-- Begin --

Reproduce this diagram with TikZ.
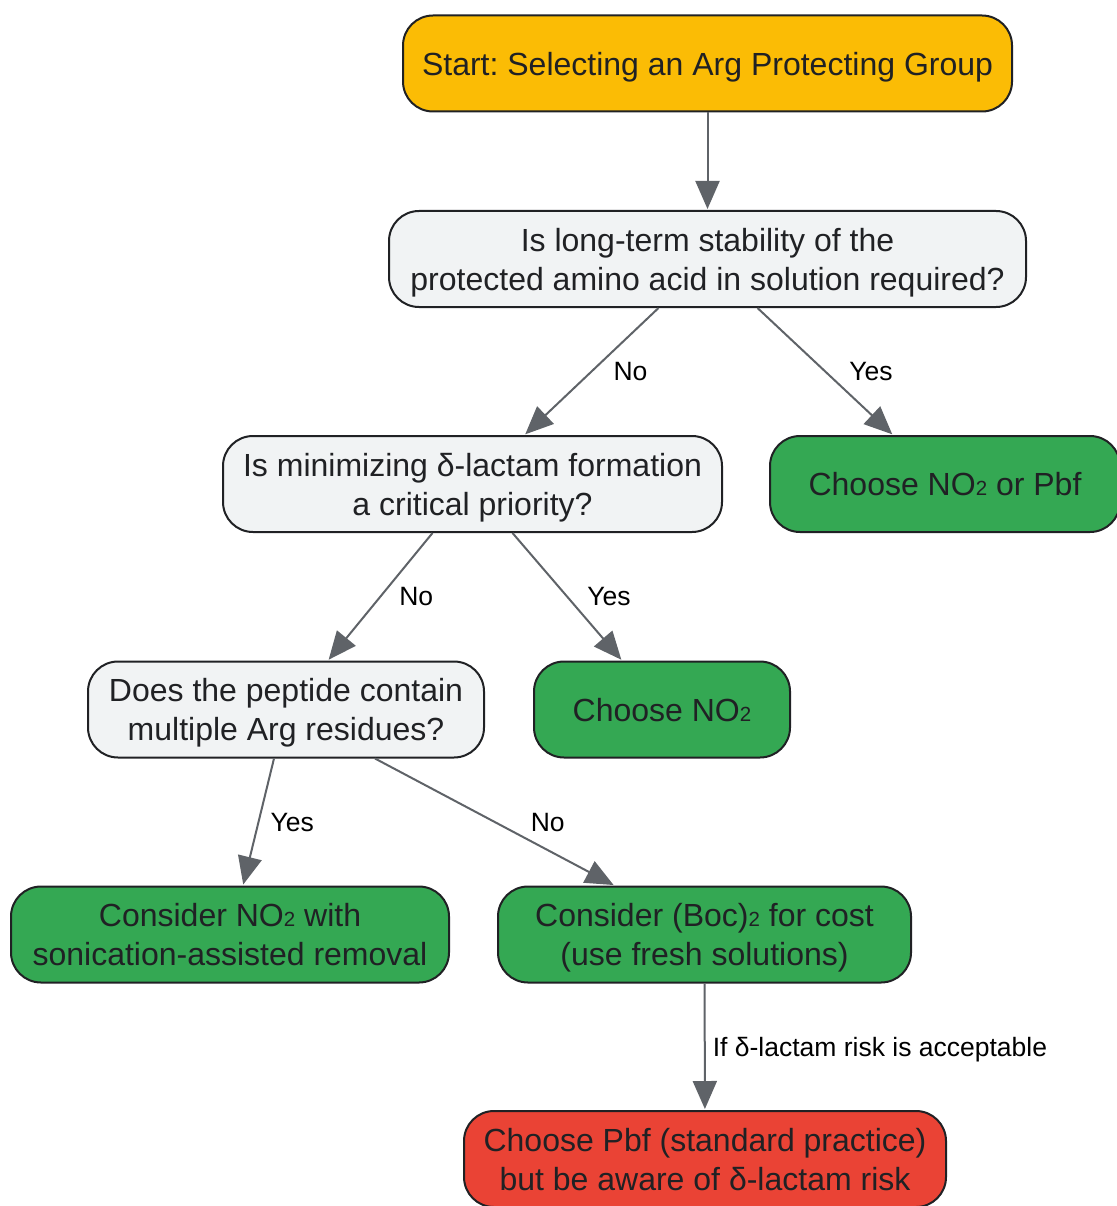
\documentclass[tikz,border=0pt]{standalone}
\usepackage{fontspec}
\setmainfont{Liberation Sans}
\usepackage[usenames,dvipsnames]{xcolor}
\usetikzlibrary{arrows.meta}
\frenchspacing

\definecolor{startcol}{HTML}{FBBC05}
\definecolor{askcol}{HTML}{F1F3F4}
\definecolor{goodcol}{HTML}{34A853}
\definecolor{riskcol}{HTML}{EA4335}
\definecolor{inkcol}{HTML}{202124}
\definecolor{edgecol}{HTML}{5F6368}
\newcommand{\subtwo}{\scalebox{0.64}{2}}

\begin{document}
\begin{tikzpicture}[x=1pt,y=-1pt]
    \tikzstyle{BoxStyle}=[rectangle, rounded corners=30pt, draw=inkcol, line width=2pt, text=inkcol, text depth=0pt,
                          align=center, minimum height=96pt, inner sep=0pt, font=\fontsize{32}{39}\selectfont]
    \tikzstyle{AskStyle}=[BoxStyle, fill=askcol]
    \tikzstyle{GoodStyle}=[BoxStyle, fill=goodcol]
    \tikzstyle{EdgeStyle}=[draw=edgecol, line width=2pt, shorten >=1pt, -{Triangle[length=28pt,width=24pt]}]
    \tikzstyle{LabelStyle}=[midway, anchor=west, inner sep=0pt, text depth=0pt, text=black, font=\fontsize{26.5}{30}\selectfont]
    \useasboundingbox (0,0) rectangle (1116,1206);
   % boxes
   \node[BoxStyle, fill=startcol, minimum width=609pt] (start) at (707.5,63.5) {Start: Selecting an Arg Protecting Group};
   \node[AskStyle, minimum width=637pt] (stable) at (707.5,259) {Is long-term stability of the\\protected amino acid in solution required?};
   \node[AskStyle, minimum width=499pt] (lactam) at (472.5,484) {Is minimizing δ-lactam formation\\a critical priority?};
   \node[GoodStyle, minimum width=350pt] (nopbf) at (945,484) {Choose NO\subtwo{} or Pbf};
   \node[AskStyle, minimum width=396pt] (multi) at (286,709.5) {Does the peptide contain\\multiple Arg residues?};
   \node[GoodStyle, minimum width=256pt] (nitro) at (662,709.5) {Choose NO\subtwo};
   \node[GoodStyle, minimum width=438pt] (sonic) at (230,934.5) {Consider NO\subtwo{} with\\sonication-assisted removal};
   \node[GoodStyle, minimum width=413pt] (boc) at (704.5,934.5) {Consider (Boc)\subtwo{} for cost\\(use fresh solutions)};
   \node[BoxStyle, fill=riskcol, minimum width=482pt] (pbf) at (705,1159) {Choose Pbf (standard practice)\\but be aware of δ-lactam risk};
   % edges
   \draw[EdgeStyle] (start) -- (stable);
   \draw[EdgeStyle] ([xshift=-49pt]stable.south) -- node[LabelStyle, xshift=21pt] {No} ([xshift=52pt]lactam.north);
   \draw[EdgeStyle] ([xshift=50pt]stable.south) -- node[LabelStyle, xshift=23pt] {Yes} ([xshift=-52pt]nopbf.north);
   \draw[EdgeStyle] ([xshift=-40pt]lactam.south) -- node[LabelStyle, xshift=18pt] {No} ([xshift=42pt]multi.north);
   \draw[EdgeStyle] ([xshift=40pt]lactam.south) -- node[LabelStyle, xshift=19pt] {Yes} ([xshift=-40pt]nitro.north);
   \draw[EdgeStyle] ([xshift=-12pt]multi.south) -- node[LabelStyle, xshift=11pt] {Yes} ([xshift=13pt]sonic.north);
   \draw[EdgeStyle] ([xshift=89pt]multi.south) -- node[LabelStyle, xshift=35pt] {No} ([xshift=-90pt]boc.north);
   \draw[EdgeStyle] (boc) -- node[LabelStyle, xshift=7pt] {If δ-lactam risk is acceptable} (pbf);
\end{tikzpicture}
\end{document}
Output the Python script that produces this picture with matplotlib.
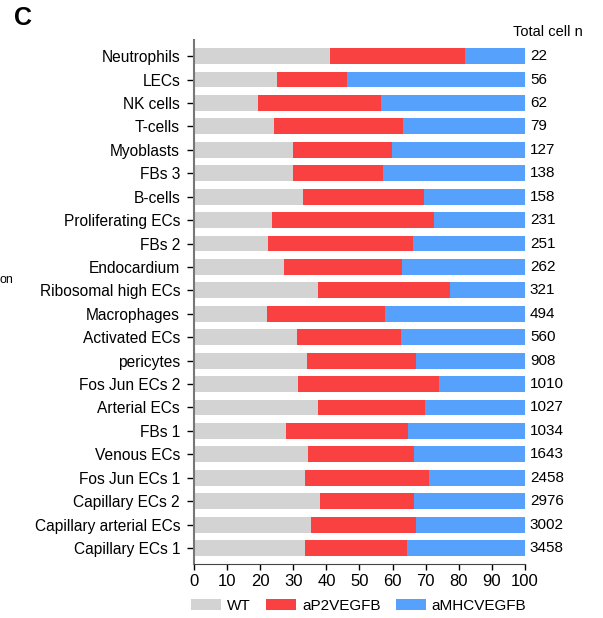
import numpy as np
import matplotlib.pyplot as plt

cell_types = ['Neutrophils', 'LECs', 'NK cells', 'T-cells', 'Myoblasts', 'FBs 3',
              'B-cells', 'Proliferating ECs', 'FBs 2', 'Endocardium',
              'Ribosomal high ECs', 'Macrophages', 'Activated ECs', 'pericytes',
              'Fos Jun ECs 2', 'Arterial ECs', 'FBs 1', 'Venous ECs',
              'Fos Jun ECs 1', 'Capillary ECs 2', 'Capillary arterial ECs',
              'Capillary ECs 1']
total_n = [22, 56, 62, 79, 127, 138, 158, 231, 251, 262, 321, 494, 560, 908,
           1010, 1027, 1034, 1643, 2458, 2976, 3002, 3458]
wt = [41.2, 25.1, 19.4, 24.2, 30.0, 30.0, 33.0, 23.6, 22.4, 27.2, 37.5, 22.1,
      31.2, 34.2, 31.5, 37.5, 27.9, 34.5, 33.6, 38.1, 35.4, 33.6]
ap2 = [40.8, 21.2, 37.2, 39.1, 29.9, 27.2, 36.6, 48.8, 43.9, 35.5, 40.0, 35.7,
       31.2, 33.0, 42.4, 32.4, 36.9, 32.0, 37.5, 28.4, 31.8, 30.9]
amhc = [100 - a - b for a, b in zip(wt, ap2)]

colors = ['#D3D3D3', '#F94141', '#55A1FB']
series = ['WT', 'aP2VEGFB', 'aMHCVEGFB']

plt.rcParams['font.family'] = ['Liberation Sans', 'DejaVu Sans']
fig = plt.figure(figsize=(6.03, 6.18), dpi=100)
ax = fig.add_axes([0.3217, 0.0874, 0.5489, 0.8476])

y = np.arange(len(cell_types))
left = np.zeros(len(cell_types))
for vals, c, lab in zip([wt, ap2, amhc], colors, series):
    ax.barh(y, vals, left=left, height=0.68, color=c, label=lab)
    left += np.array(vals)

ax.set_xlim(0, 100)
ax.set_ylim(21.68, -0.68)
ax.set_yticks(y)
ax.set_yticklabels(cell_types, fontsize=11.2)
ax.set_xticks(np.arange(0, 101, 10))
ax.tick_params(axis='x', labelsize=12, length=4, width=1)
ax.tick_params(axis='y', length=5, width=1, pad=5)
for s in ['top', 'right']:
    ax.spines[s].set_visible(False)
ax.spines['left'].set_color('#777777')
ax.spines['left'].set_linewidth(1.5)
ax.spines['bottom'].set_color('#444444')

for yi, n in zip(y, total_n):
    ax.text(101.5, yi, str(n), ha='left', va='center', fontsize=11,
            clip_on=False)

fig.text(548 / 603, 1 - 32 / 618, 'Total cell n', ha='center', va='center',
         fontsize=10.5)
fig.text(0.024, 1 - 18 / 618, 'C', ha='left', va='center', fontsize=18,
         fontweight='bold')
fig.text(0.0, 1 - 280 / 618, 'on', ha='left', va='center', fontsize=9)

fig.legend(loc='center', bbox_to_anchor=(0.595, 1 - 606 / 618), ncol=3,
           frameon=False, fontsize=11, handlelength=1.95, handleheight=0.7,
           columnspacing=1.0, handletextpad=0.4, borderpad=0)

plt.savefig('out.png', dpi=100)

-- End --

EXERCISE TASK.
Copy exactly the part of the material above that opens with the line containing "Output the Python" and closes with the line containing "import matplotlib.pyplot as plt", ends included. Drop the images.

ANSWER BELOW.
Output the Python script that produces this picture with matplotlib.
import numpy as np
import matplotlib.pyplot as plt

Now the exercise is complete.